Рене де Ласуз приосанивается: ему редко приходилось слышать комплименты.

— Список довольно длинен и скучен, — говорит он. — Но я записал все детали. В целом выходит, что мой брат истратил на орлеанские торжества от восьмидесяти до ста тысяч золотых экю. Вот к чему это привело: он продал Конфоленское имение Готье де Бриссаку, Фонтен-Милон — Жану де Марсиллю за четыре тысячи экю; Блэзон и Шемилль — Вильгельму де Лажюмельеру за пять тысяч экю, из которых получил всего три тысячи! Земли Гратекуисса были отданы епископу Анжерскому за двенадцать сотен экю; ренту за Бресилийский лес и весь Савенейский округ забрал Жан де Малетруа, епископ Нантский; замок Мот-Ашар достался Ги де Ларош-Гийону; Жану де Монтеклерку проданы владения Вута и Шенеси; герцогу Бретонскому — Принсейский лес и замок Бурнеф-ан-Рэ… Одним словом, после Орлеана пуатвинские земли перестали принадлежать моему брату, за исключением Пузожа и Тиффожа, которые принадлежали его жене. Ангвенские и бретонские владения были большей частью заложены…

— Ну и вы сами, — осторожно прибавляет нотариус (по-прежнему ласково улыбаясь), — оказались после этого собственником Тарвуа, Сен-Этьенн-де-Мэр-Морта и Лору-Боттеро…

— Но разве не по праву?

— Разумеется, ваша светлость, — торопливо говорит нотариус. — Я одобряю ваши действия и сожалею лишь о том, что вам не удалось завладеть большим.

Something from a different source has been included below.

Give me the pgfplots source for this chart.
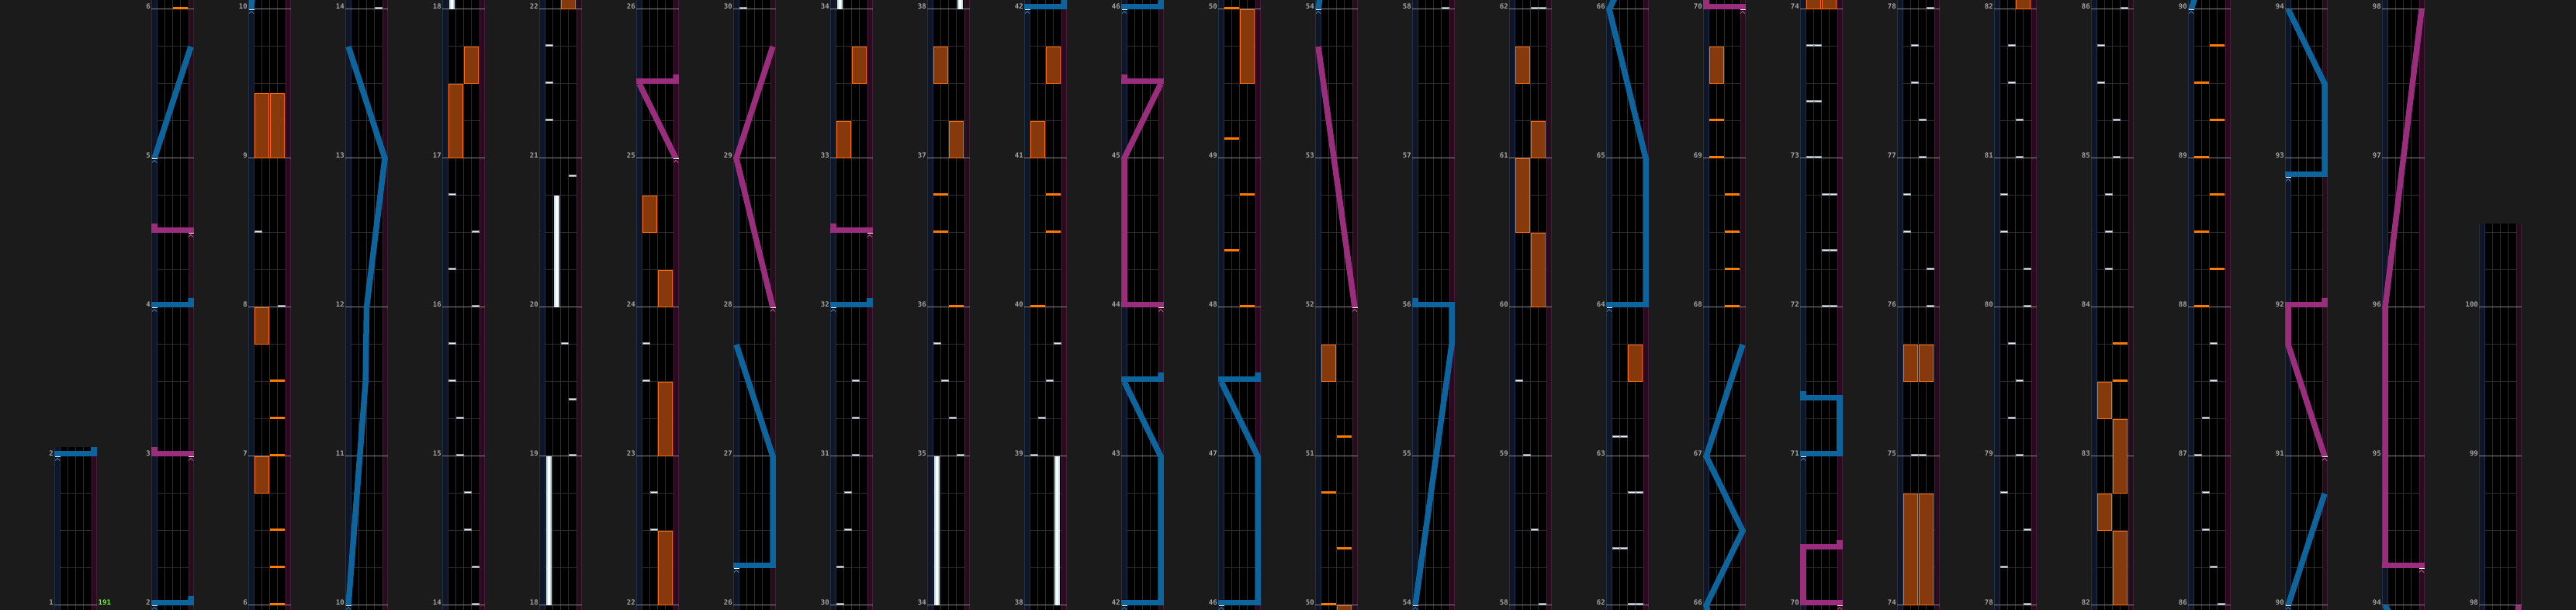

— Добавлю, что впоследствии я вернул Жилю Сен-Этьенн. Но это не принесло ему счастья…

Вильгельм де Лажюмельер:

Перед ним возникает служанка с полотенцем, перекинутым через руку. Она принесла кубок горячего вина, подслащенного медом. Он выпивает его маленькими глотками. После ухода девушки он снова берется за перо и, пару раз зевнув, продолжает запись:

«После безрассудных гуляний в Орлеане вся семья объединилась против Жиля и не придумала ничего лучше, как пожаловаться на него королю. Его величество Карл VII уже не питал к опальному маршалу ни малейшей симпатии. Через шпионов или еще как-нибудь он то и дело узнавал, что Жиль находится целиком во власти наслаждений. Правда, Жиль не был лишен званий: еще свежи были в памяти его подвиги во времена Жанны. Но больше никто не звал его на службу. Можно было подумать, что он уже ушел из жизни или что его навсегда приковала к постели болезнь. Семье без труда удалось убедить короля лишить его маршальского титула. Интердиктовые письма были немедленно размножены и разосланы не только по всем владениям Жиля, но и по городам, где он имел обыкновение появляться: в Тур, Анжер и даже в Орлеан, где он все еще находился и где его долги росли с каждым днем. Королевские письма лишили его права продавать свои владения, они заранее накладывали запрет на все операции подобного рода, под которыми он ставил свою подпись. Отныне стало ясно, что у него не осталось возможности поправить свое положение. Несмотря на немилость к нему короля, я продолжал оставаться при нем, но колебался, стоит ли мне и дальше это делать. Надо сказать, жизнь его была окутана особенными слухами. Поговаривали о похищениях, о тайных убийствах. Это и повлияло в конце концов на мое решение. Жиль выслушал меня без гнева, скорее со смирением, слегка окрашенным иронией. Он напомнил о былых временах, проведенных вместе, а затем сказал: „Вы считаете меня погибшим, монсеньор Мартинийский? Но это всего лишь временные неудачи. Я верну свое былое положение и даже добьюсь новых успехов“.